Bearish Reversal Patterns are universal patterns that candlesticks can follow that signify a change from an upwards movement to a downwards movement of share price. Identifying these patterns may help when trying to predict if the stock should be sold, or if there is a good buying opportunity in the future. However, it is important to remember that even though a pattern begins to form, it does not always need to finish. There is no guarantee that a pattern will follow through to the end.
Now, you hopefully understand how to recognize and read some of the most popular Bearish Reversal Patterns. There are many other Bearish Reversal Patterns you can capitalize on so if you want to look more into this, feel free to research more. Just as another quick reminder, there is no guarantee that a pattern has to finish once it has begun forming. Trading patterns is risky and not always successful for some traders. It is important to understand this risk and do more research into a stock before just buying it for its pattern.

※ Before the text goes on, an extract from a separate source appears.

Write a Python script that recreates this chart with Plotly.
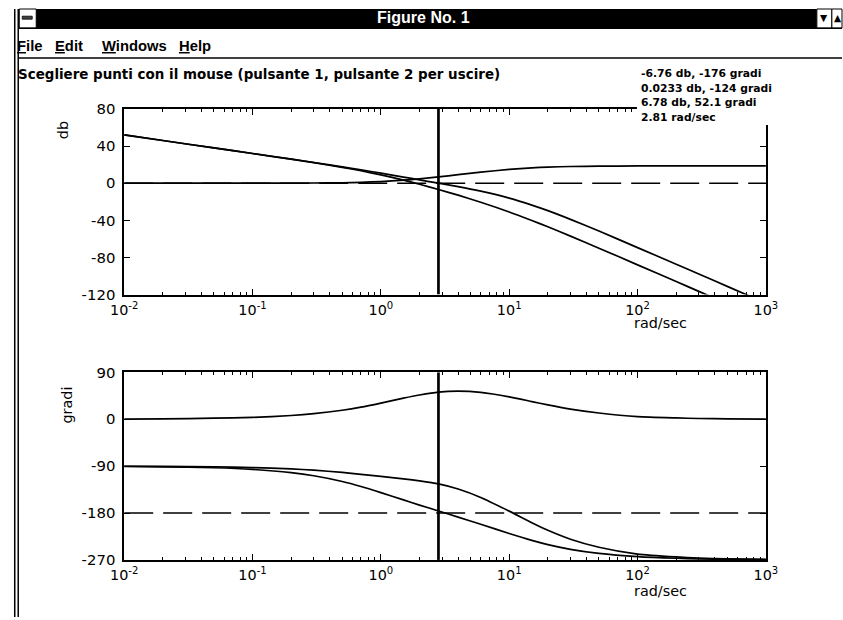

With that being said, here are some of the most popular Bearish Reversal Patterns:
Double Top
Above is an example of the Double Top pattern. Keep in mind, there could be more "tops" other than just two, such as a Triple Top/Multiple Top, so that may affect this pattern. Some investors like this pattern because of its short-term trading opportunity and longer-term relative price. As you can see between the first and second tops, there is a slight dip with a recovery. Many investors like to buy this dip and sell at the recovery on the second top. Other longer-term investors like to buy the dip after the second top. This is because it usually has a low RSI and can allow for lots of profits on a recovery of share price. Overall, the Double Top pattern can help investors profit in the short-run and prepare for the long-run.
Head and Shoulders
Above is an example of the Head and Shoulders pattern. It can be identified because it looks like the name entails, a head with two shoulders. Some investors like this because it has multiple trading opportunities in the short-term, and a good recovery investment in the long-term. As you can see, there is a dip right after the top of the first "shoulder," which then trends upwards into the "head." Investors like to buy this dip and sell at the top of the "head." After this, some like to buy after the dip following the "head" and sell at the top of the second "shoulder." Finally, they wait for the final dip after the second "shoulder" to find a bottom and buy there, waiting to sell after the share price recovers. To sum up, investors like the Head and Shoulders pattern because it can allow for multiple small, short-term profits as well as a long-term recovery profit.
Three Black Crows
Above is an example of the Three Black Crows pattern. This pattern can be identified by a consistent upwards trend and then suddenly three consecutive decreasing candlesticks that each have a lower low than the previous. While this pattern may seem simpler than the others, it is a very important pattern every trader should know. In basic terms, this pattern means that there are more sellers than buyers of shares (The sellers are outperforming the buyers). This pattern is liked by investors to help them determine whether or not to sell out of their positions in a trade. Also, it can allow for a later trading opportunity by buying the bottom of the decline. All in all, the Three Black Crows pattern is one of the simplest patterns a trader can learn that can help them both save and earn money.